Data extract ▸
· · · ·
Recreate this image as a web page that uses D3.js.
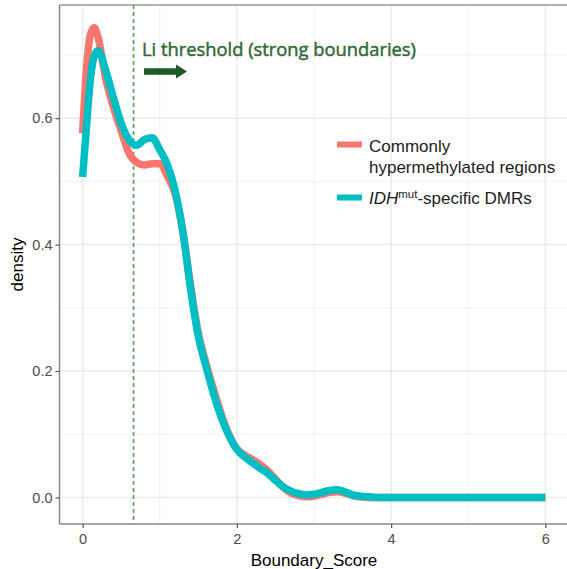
<!DOCTYPE html>
<html>
<head>
<meta charset="utf-8">
<script src="https://cdn.jsdelivr.net/npm/d3@7"></script>
<style>
  body { margin: 0; background: #fff; }
  svg { display: block; font-family: "Liberation Sans", Arial, sans-serif; }
</style>
</head>
<body>
<svg id="chart" width="567" height="569"></svg>
<script>
// Boundary_Score grid and density estimates
const scoreX = [0, 0.05, 0.1, 0.15, 0.2, 0.3, 0.4, 0.5, 0.6, 0.7, 0.8, 0.9, 1.0, 1.1, 1.2, 1.3, 1.4, 1.5, 1.6, 1.7,
  1.8, 1.9, 2.0, 2.1, 2.2, 2.3, 2.4, 2.5, 2.6, 2.7, 2.8, 2.9, 3.0, 3.1, 3.2, 3.3, 3.4, 3.5, 3.6, 3.7, 3.8, 4.0, 4.5, 5.0, 5.5, 6.0];
const commonDensity = [0.576, 0.677, 0.732, 0.743, 0.728, 0.662, 0.617, 0.580, 0.545, 0.530, 0.526, 0.528, 0.528, 0.508, 0.480, 0.420, 0.335, 0.260, 0.212, 0.170,
  0.131, 0.099, 0.077, 0.067, 0.060, 0.052, 0.042, 0.029, 0.016, 0.007, 0.003, 0.001, 0.002, 0.005, 0.008, 0.009, 0.007, 0.003, 0.001, 0, 0, 0, 0, 0, 0, 0];
const idhDensity = [0.507, 0.587, 0.661, 0.698, 0.707, 0.675, 0.632, 0.592, 0.566, 0.557, 0.566, 0.569, 0.550, 0.526, 0.485, 0.420, 0.330, 0.255, 0.207, 0.163,
  0.126, 0.097, 0.076, 0.064, 0.055, 0.046, 0.038, 0.027, 0.017, 0.010, 0.006, 0.004, 0.005, 0.008, 0.011, 0.012, 0.009, 0.004, 0.002, 0.001, 0, 0, 0, 0, 0, 0];
const xTicks = [0, 2, 4, 6];
const yTicks = [0, 0.2, 0.4, 0.6];
const xMinor = [1, 3, 5];
const yMinor = [0.1, 0.3, 0.5, 0.7];
const threshold = 0.66;

const svg = d3.select("#chart");
const panel = { left: 59.5, right: 568.5, top: 5, bottom: 524 };

const x = d3.scaleLinear().domain([-0.3, 6.3]).range([panel.left, panel.right]);
const y = d3.scaleLinear().domain([-0.042, 0.779]).range([panel.bottom, panel.top]);

// grid
const grid = svg.append("g");
grid.selectAll(".vmin").data(xMinor).join("line")
  .attr("x1", d => x(d)).attr("x2", d => x(d)).attr("y1", panel.top).attr("y2", panel.bottom)
  .attr("stroke", "#f0f0f0").attr("stroke-width", 1);
grid.selectAll(".hmin").data(yMinor).join("line")
  .attr("y1", d => y(d)).attr("y2", d => y(d)).attr("x1", panel.left).attr("x2", panel.right)
  .attr("stroke", "#f0f0f0").attr("stroke-width", 1);
grid.selectAll(".vmaj").data(xTicks).join("line")
  .attr("x1", d => x(d)).attr("x2", d => x(d)).attr("y1", panel.top).attr("y2", panel.bottom)
  .attr("stroke", "#ebebeb").attr("stroke-width", 1.5);
grid.selectAll(".hmaj").data(yTicks).join("line")
  .attr("y1", d => y(d)).attr("y2", d => y(d)).attr("x1", panel.left).attr("x2", panel.right)
  .attr("stroke", "#ebebeb").attr("stroke-width", 1.5);

// panel border (top visible, right cropped)
svg.append("line").attr("x1", panel.left).attr("x2", 567).attr("y1", panel.top).attr("y2", panel.top)
  .attr("stroke", "#999").attr("stroke-width", 1.5);

// threshold line
svg.append("line")
  .attr("x1", x(threshold)).attr("x2", x(threshold)).attr("y1", panel.top).attr("y2", panel.bottom)
  .attr("stroke", "#5c9e5c").attr("stroke-width", 1.6).attr("stroke-dasharray", "4,3");

// density curves
const line = d3.line().x(d => x(d[0])).y(d => y(d[1])).curve(d3.curveMonotoneX);
svg.append("path").datum(scoreX.map((v, i) => [v, commonDensity[i]]))
  .attr("d", line).attr("fill", "none").attr("stroke", "#F8766D").attr("stroke-width", 7.5).attr("stroke-linejoin", "round");
svg.append("path").datum(scoreX.map((v, i) => [v, idhDensity[i]]))
  .attr("d", line).attr("fill", "none").attr("stroke", "#00BFC4").attr("stroke-width", 7.5).attr("stroke-linejoin", "round");

// axes
const yAxis = svg.append("g").attr("transform", `translate(${panel.left},0)`)
  .call(d3.axisLeft(y).tickValues(yTicks).tickFormat(d3.format(".1f")).tickSize(4).tickSizeOuter(0));
const xAxis = svg.append("g").attr("transform", `translate(0,${panel.bottom})`)
  .call(d3.axisBottom(x).tickValues(xTicks).tickFormat(d3.format("d")).tickSize(4).tickSizeOuter(0));
[xAxis, yAxis].forEach(a => {
  a.select(".domain").attr("stroke", "#888").attr("stroke-width", 1.5);
  a.selectAll(".tick line").attr("stroke", "#555").attr("stroke-width", 1.2);
  a.selectAll(".tick text").attr("fill", "#4d4d4d").attr("font-size", 14.5).attr("font-family", "Liberation Sans, Arial, sans-serif");
});
yAxis.select(".domain").attr("d", `M0,${panel.top}V${panel.bottom}`);
xAxis.select(".domain").attr("d", `M${panel.left},0H567`);
xAxis.selectAll(".tick text").attr("dy", "0.9em");

// axis titles
svg.append("text").attr("x", x(3)).attr("y", 566).attr("text-anchor", "middle")
  .attr("font-size", 17).attr("fill", "#000").text("Boundary_Score");
svg.append("text").attr("transform", `translate(23,${(panel.top + panel.bottom) / 2}) rotate(-90)`)
  .attr("text-anchor", "middle").attr("font-size", 17).attr("fill", "#000").text("density");

// annotation
svg.append("text").attr("x", 142).attr("y", 56).attr("font-size", 18).attr("fill", "#2f6a35")
  .attr("stroke", "#2f6a35").attr("stroke-width", 0.45)
  .attr("font-family", "Open Sans, Liberation Sans, sans-serif")
  .attr("textLength", 274).attr("lengthAdjust", "spacingAndGlyphs")
  .text("Li threshold (strong boundaries)");
const ay = 71.5;
svg.append("path")
  .attr("d", `M144,${ay - 3.3}H176V${ay - 7}L187,${ay}L176,${ay + 7}V${ay + 3.3}H144Z`)
  .attr("fill", "#1e5a22");

// legend
const legend = svg.append("g").attr("font-size", 17).attr("fill", "#222");
legend.append("line").attr("x1", 337).attr("x2", 362).attr("y1", 144.5).attr("y2", 144.5)
  .attr("stroke", "#F8766D").attr("stroke-width", 6);
legend.append("line").attr("x1", 337).attr("x2", 362).attr("y1", 197.5).attr("y2", 197.5)
  .attr("stroke", "#00BFC4").attr("stroke-width", 6);
legend.append("text").attr("x", 369).attr("y", 151.5).text("Commonly");
legend.append("text").attr("x", 369).attr("y", 172.5).text("hypermethylated regions");
const t3 = legend.append("text").attr("x", 369).attr("y", 203.5);
t3.append("tspan").attr("font-style", "italic").text("IDH");
t3.append("tspan").attr("font-size", 11.5).attr("dy", -6).text("mut");
t3.append("tspan").attr("dy", 6).text("-specific DMRs");
</script>
</body>
</html>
· · · ·
The task ▸ Except for the pictures, copy the material above exactly.

Answer ▸
Recreate this image as a web page that uses D3.js.
<!DOCTYPE html>
<html>
<head>
<meta charset="utf-8">
<script src="https://cdn.jsdelivr.net/npm/d3@7"></script>
<style>
  body { margin: 0; background: #fff; }
  svg { display: block; font-family: "Liberation Sans", Arial, sans-serif; }
</style>
</head>
<body>
<svg id="chart" width="567" height="569"></svg>
<script>
// Boundary_Score grid and density estimates
const scoreX = [0, 0.05, 0.1, 0.15, 0.2, 0.3, 0.4, 0.5, 0.6, 0.7, 0.8, 0.9, 1.0, 1.1, 1.2, 1.3, 1.4, 1.5, 1.6, 1.7,
  1.8, 1.9, 2.0, 2.1, 2.2, 2.3, 2.4, 2.5, 2.6, 2.7, 2.8, 2.9, 3.0, 3.1, 3.2, 3.3, 3.4, 3.5, 3.6, 3.7, 3.8, 4.0, 4.5, 5.0, 5.5, 6.0];
const commonDensity = [0.576, 0.677, 0.732, 0.743, 0.728, 0.662, 0.617, 0.580, 0.545, 0.530, 0.526, 0.528, 0.528, 0.508, 0.480, 0.420, 0.335, 0.260, 0.212, 0.170,
  0.131, 0.099, 0.077, 0.067, 0.060, 0.052, 0.042, 0.029, 0.016, 0.007, 0.003, 0.001, 0.002, 0.005, 0.008, 0.009, 0.007, 0.003, 0.001, 0, 0, 0, 0, 0, 0, 0];
const idhDensity = [0.507, 0.587, 0.661, 0.698, 0.707, 0.675, 0.632, 0.592, 0.566, 0.557, 0.566, 0.569, 0.550, 0.526, 0.485, 0.420, 0.330, 0.255, 0.207, 0.163,
  0.126, 0.097, 0.076, 0.064, 0.055, 0.046, 0.038, 0.027, 0.017, 0.010, 0.006, 0.004, 0.005, 0.008, 0.011, 0.012, 0.009, 0.004, 0.002, 0.001, 0, 0, 0, 0, 0, 0];
const xTicks = [0, 2, 4, 6];
const yTicks = [0, 0.2, 0.4, 0.6];
const xMinor = [1, 3, 5];
const yMinor = [0.1, 0.3, 0.5, 0.7];
const threshold = 0.66;

const svg = d3.select("#chart");
const panel = { left: 59.5, right: 568.5, top: 5, bottom: 524 };

const x = d3.scaleLinear().domain([-0.3, 6.3]).range([panel.left, panel.right]);
const y = d3.scaleLinear().domain([-0.042, 0.779]).range([panel.bottom, panel.top]);

// grid
const grid = svg.append("g");
grid.selectAll(".vmin").data(xMinor).join("line")
  .attr("x1", d => x(d)).attr("x2", d => x(d)).attr("y1", panel.top).attr("y2", panel.bottom)
  .attr("stroke", "#f0f0f0").attr("stroke-width", 1);
grid.selectAll(".hmin").data(yMinor).join("line")
  .attr("y1", d => y(d)).attr("y2", d => y(d)).attr("x1", panel.left).attr("x2", panel.right)
  .attr("stroke", "#f0f0f0").attr("stroke-width", 1);
grid.selectAll(".vmaj").data(xTicks).join("line")
  .attr("x1", d => x(d)).attr("x2", d => x(d)).attr("y1", panel.top).attr("y2", panel.bottom)
  .attr("stroke", "#ebebeb").attr("stroke-width", 1.5);
grid.selectAll(".hmaj").data(yTicks).join("line")
  .attr("y1", d => y(d)).attr("y2", d => y(d)).attr("x1", panel.left).attr("x2", panel.right)
  .attr("stroke", "#ebebeb").attr("stroke-width", 1.5);

// panel border (top visible, right cropped)
svg.append("line").attr("x1", panel.left).attr("x2", 567).attr("y1", panel.top).attr("y2", panel.top)
  .attr("stroke", "#999").attr("stroke-width", 1.5);

// threshold line
svg.append("line")
  .attr("x1", x(threshold)).attr("x2", x(threshold)).attr("y1", panel.top).attr("y2", panel.bottom)
  .attr("stroke", "#5c9e5c").attr("stroke-width", 1.6).attr("stroke-dasharray", "4,3");

// density curves
const line = d3.line().x(d => x(d[0])).y(d => y(d[1])).curve(d3.curveMonotoneX);
svg.append("path").datum(scoreX.map((v, i) => [v, commonDensity[i]]))
  .attr("d", line).attr("fill", "none").attr("stroke", "#F8766D").attr("stroke-width", 7.5).attr("stroke-linejoin", "round");
svg.append("path").datum(scoreX.map((v, i) => [v, idhDensity[i]]))
  .attr("d", line).attr("fill", "none").attr("stroke", "#00BFC4").attr("stroke-width", 7.5).attr("stroke-linejoin", "round");

// axes
const yAxis = svg.append("g").attr("transform", `translate(${panel.left},0)`)
  .call(d3.axisLeft(y).tickValues(yTicks).tickFormat(d3.format(".1f")).tickSize(4).tickSizeOuter(0));
const xAxis = svg.append("g").attr("transform", `translate(0,${panel.bottom})`)
  .call(d3.axisBottom(x).tickValues(xTicks).tickFormat(d3.format("d")).tickSize(4).tickSizeOuter(0));
[xAxis, yAxis].forEach(a => {
  a.select(".domain").attr("stroke", "#888").attr("stroke-width", 1.5);
  a.selectAll(".tick line").attr("stroke", "#555").attr("stroke-width", 1.2);
  a.selectAll(".tick text").attr("fill", "#4d4d4d").attr("font-size", 14.5).attr("font-family", "Liberation Sans, Arial, sans-serif");
});
yAxis.select(".domain").attr("d", `M0,${panel.top}V${panel.bottom}`);
xAxis.select(".domain").attr("d", `M${panel.left},0H567`);
xAxis.selectAll(".tick text").attr("dy", "0.9em");

// axis titles
svg.append("text").attr("x", x(3)).attr("y", 566).attr("text-anchor", "middle")
  .attr("font-size", 17).attr("fill", "#000").text("Boundary_Score");
svg.append("text").attr("transform", `translate(23,${(panel.top + panel.bottom) / 2}) rotate(-90)`)
  .attr("text-anchor", "middle").attr("font-size", 17).attr("fill", "#000").text("density");

// annotation
svg.append("text").attr("x", 142).attr("y", 56).attr("font-size", 18).attr("fill", "#2f6a35")
  .attr("stroke", "#2f6a35").attr("stroke-width", 0.45)
  .attr("font-family", "Open Sans, Liberation Sans, sans-serif")
  .attr("textLength", 274).attr("lengthAdjust", "spacingAndGlyphs")
  .text("Li threshold (strong boundaries)");
const ay = 71.5;
svg.append("path")
  .attr("d", `M144,${ay - 3.3}H176V${ay - 7}L187,${ay}L176,${ay + 7}V${ay + 3.3}H144Z`)
  .attr("fill", "#1e5a22");

// legend
const legend = svg.append("g").attr("font-size", 17).attr("fill", "#222");
legend.append("line").attr("x1", 337).attr("x2", 362).attr("y1", 144.5).attr("y2", 144.5)
  .attr("stroke", "#F8766D").attr("stroke-width", 6);
legend.append("line").attr("x1", 337).attr("x2", 362).attr("y1", 197.5).attr("y2", 197.5)
  .attr("stroke", "#00BFC4").attr("stroke-width", 6);
legend.append("text").attr("x", 369).attr("y", 151.5).text("Commonly");
legend.append("text").attr("x", 369).attr("y", 172.5).text("hypermethylated regions");
const t3 = legend.append("text").attr("x", 369).attr("y", 203.5);
t3.append("tspan").attr("font-style", "italic").text("IDH");
t3.append("tspan").attr("font-size", 11.5).attr("dy", -6).text("mut");
t3.append("tspan").attr("dy", 6).text("-specific DMRs");
</script>
</body>
</html>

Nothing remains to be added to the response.